Lautenberg’s work is in several private collections, and in the permanent collections of museums and institutions, including: The Smithsonian National Museum of African American History & Culture; The Boca Raton Museum of Art; The New York Historical Society; The Broad Museum in Los Angeles; The Newark Museum of Art; Portland Museum of Art; and Stillman College Art Gallery in Alabama, among others.

Bonnie Lautenberg

Her series of portraits, How They Changed Our Lives: Senators As Working People, was exhibited at Mana Contemporary in New Jersey, and is now in the Library of Congress permanent collection.

Shows at galleries, art fairs and institutions include: the 92nd Street Y in New York; Jean Albano Gallery in Chicago; Monika Olko Gallery in Sag Harbor; Sponder Gallery; the Art Miami fair; the Palm Beach Modern and Contemporary fair; C. Parker Gallery in Greenwich; Vertu Fine Art; the Turkish Embassy at the United Nations; the U.S. Embassies in Madrid and Berlin; Art Market Hamptons; The White Room Gallery in Bridgehampton, NY; Art Southampton fair, and RH Gallery in New York.

In 1993, Lautenberg photographed the Israeli-Palestinian Peace Accord.
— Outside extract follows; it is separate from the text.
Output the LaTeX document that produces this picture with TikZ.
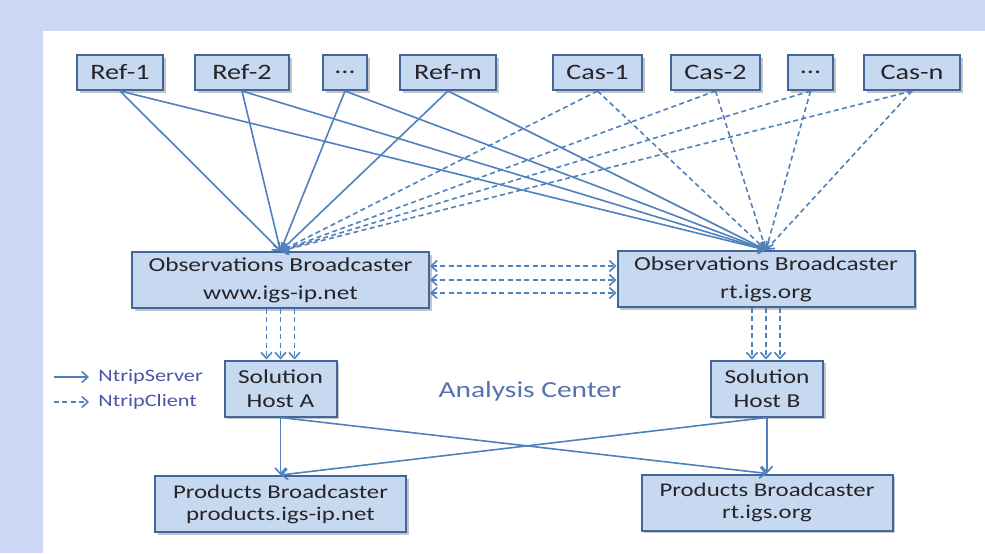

That day, Lautenberg realized she was capturing history through the lens of her camera, and she was forever hooked on photography.

Among her most recognized portraits of famous people is her 2008 photograph of Barack Obama, featured in a group show at the Howard Greenberg Gallery in New York and in many private collections around the country.

It hung in the Chief Counsel’s office in the West Wing of the White House, and is in the collection of the Newark Museum, and in the collection of the Smithsonian’s new Museum of African American History and Culture.

In 2022, Lautenberg was appointed by the White House to the President’s Advisory Committee on the Arts (PACA). Established in 1958 by President Eisenhower, PACA also sustains and guides the Kennedy Center for the Performing Arts, the National Cultural Center of the United States.